It is a widely held notion that the United States is and always has been a Christian country. Most Americans assume we have been a deeply religious nation since the days of the Founding Fathers. But in his new book, Princeton history professor Kevin Kruse argues that is not the case.
In One Nation Under God: How Corporate America Invented Christian America, Kruse says that the notion of a Christian America is mainly an invention of the modern era. Kruse traces the birth of this idea to the 1930s, when corporate businessmen enlisted conservative clergymen to help fight President Roosevelt’s New Deal. They encouraged Christians of all denominations to view FDR’s expansive policies as a desecration of the holiness and salvation of the individual, Kruse writes. Their campaign for “freedom under God” ultimately resulted in the election of their ally Dwight D. Eisenhower in 1952.
Under Eisenhower’s presidency, the anti-government religious movement ironically became intertwined with the federal administration, notably with the introduction of “under God” to the Pledge of Allegiance in 1954 and the adoption of the country’s first official motto, “In God We Trust,” in 1956, Kruse points out.
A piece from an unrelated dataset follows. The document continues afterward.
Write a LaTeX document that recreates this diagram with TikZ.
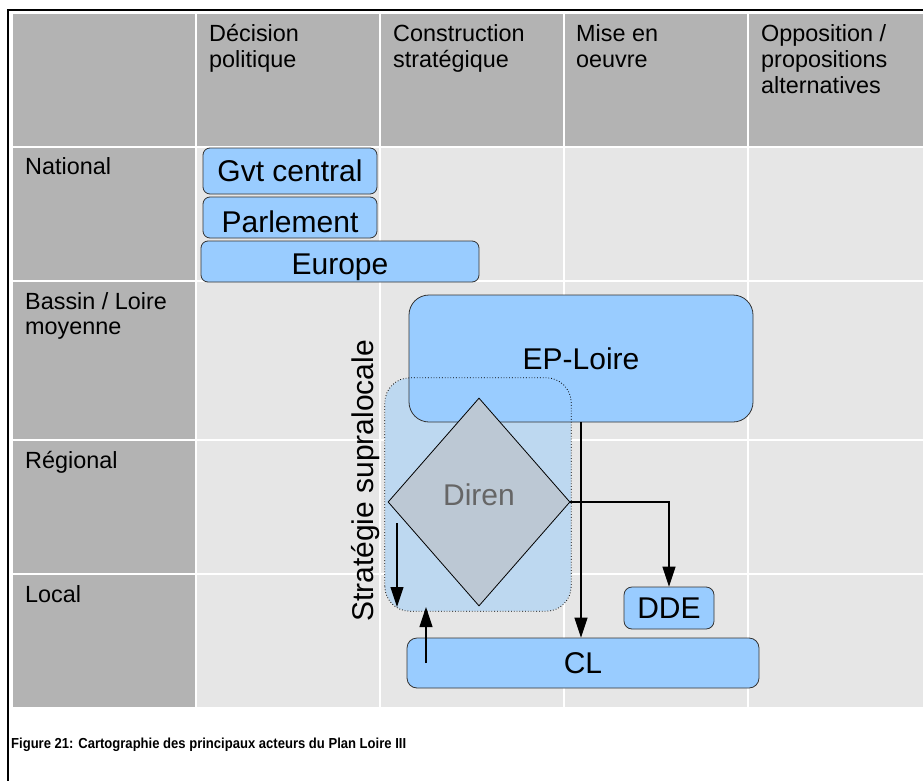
\documentclass[tikz,border=0pt]{standalone}
\usepackage{fontspec}
\setmainfont{Liberation Sans}
\usetikzlibrary{shapes.geometric,arrows.meta}

\definecolor{headgray}{HTML}{B3B3B3}
\definecolor{cellgray}{HTML}{E6E6E6}
\definecolor{actorblue}{HTML}{99CCFF}
\definecolor{suprablue}{HTML}{BDD8F0}
\definecolor{direngray}{HTML}{BCC8D4}
\definecolor{direntext}{HTML}{666666}

\begin{document}
\begin{tikzpicture}[x=1pt,y=-1pt]
                \tikzstyle{every node}+=[inner sep=0pt]
                \tikzstyle{actor}=[draw=black!80, fill=actorblue, line width=0.8pt, rounded corners=7pt, text height=21.6pt, text depth=0pt, font=\fontsize{30}{32}\selectfont]
                \tikzstyle{headtext}=[anchor=base west, align=left, font=\fontsize{23.4}{25.7}\selectfont]
                \tikzstyle{arr}=[-{Triangle[length=20pt,width=13pt]}, line width=1.1pt]
                \useasboundingbox (0,0) rectangle (923,781);
                \fill [white] (0,0) rectangle (923,781);
                \draw [black, line width=1.5pt] (8,781) -- (8,10) -- (923,10);
                \fill [cellgray] (13,14) rectangle (923,707);
                \fill [headgray] (13,14) rectangle (923,147);
                \fill [headgray] (13,14) rectangle (196,707);
                \foreach \gx in {196,380,564,748}
                  \draw [white, line width=2pt] (\gx,14) -- (\gx,707);
                \foreach \gy in {147,281,440,574}
                  \draw [white, line width=2pt] (13,\gy) -- (923,\gy);
                \node [headtext] (hdecision) at (209,67.7) {Décision\\politique};
                \node [headtext] (hconstruction) at (393,67.7) {Construction\\stratégique};
                \node [headtext] (hmise) at (576,67.7) {Mise en\\oeuvre};
                \node [headtext] (hopposition) at (761,93.4) {Opposition /\\propositions\\alternatives};
                \node [headtext] (rnational) at (25,174) {National};
                \node [headtext] (rbassin) at (25,334.7) {Bassin / Loire\\moyenne};
                \node [headtext] (rregional) at (25,468) {Régional};
                \node [headtext] (rlocal) at (25,602) {Local};
                \node [actor, minimum width=174pt, minimum height=46pt] (gvt) at (290,171) {Gvt central};
                \node [actor, text height=30.6pt, minimum width=174pt, minimum height=41pt] (parlement) at (290,217.5) {Parlement};
                \node [actor, text height=26.6pt, minimum width=278pt, minimum height=41pt] (europe) at (340,261.5) {Europe};
                \node [fill=suprablue, rounded corners=25pt, minimum width=186pt, minimum height=233pt] (supra) at (478,494.5) {};
                \node [actor, rounded corners=20pt, minimum width=344pt, minimum height=127pt] (eploire) at (581,358.5) {EP-Loire};
                \node [diamond, draw=black, fill=direngray, line width=0.8pt, minimum width=182pt, minimum height=208pt, text=direntext, text height=21.6pt, text depth=14pt, font=\fontsize{30}{32}\selectfont] (diren) at (479,502) {Diren};
                \draw [black, dotted, line width=0.8pt, rounded corners=25pt] (supra.south west) rectangle (supra.north east);
                \node [rotate=90, font=\fontsize{30}{32}\selectfont] (supralabel) at (366,481) {Stratégie supralocale};
                \node [actor, rounded corners=8pt, minimum width=90pt, minimum height=42pt] (dde) at (669,608) {DDE};
                \node [actor, rounded corners=10pt, minimum width=352pt, minimum height=50pt] (cl) at (583,663) {CL};
                \draw [arr] (eploire.south) -- (eploire.south |- cl.north);
                \draw [arr] (diren.east) -| (dde.north);
                \coordinate (down0) at (397,523);
                \coordinate (down1) at (397,607);
                \draw [arr] (down0) -- (down1);
                \coordinate (up0) at (426,663);
                \coordinate (up1) at (426,607);
                \draw [arr] (up0) -- (up1);
                \node [anchor=base west, xscale=0.9, font=\bfseries\fontsize{14.5}{16}\selectfont] (caption) at (11,748) {Figure 21: Cartographie des principaux acteurs du Plan Loire III};
              \end{tikzpicture}
\end{document}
With church membership soaring to record levels, Americans began to think of themselves as an officially Christian nation for the first time, he says.
Kruse suggests that knowing the actual origins of a “Christian America” is important for our understanding of today’s politics. “We do violence to our past if we treat [these] phrases … as sacred texts handed down to us from the nation’s founding,” Kruse writes. “If they are to mean anything to us now, we should understand what they meant then.”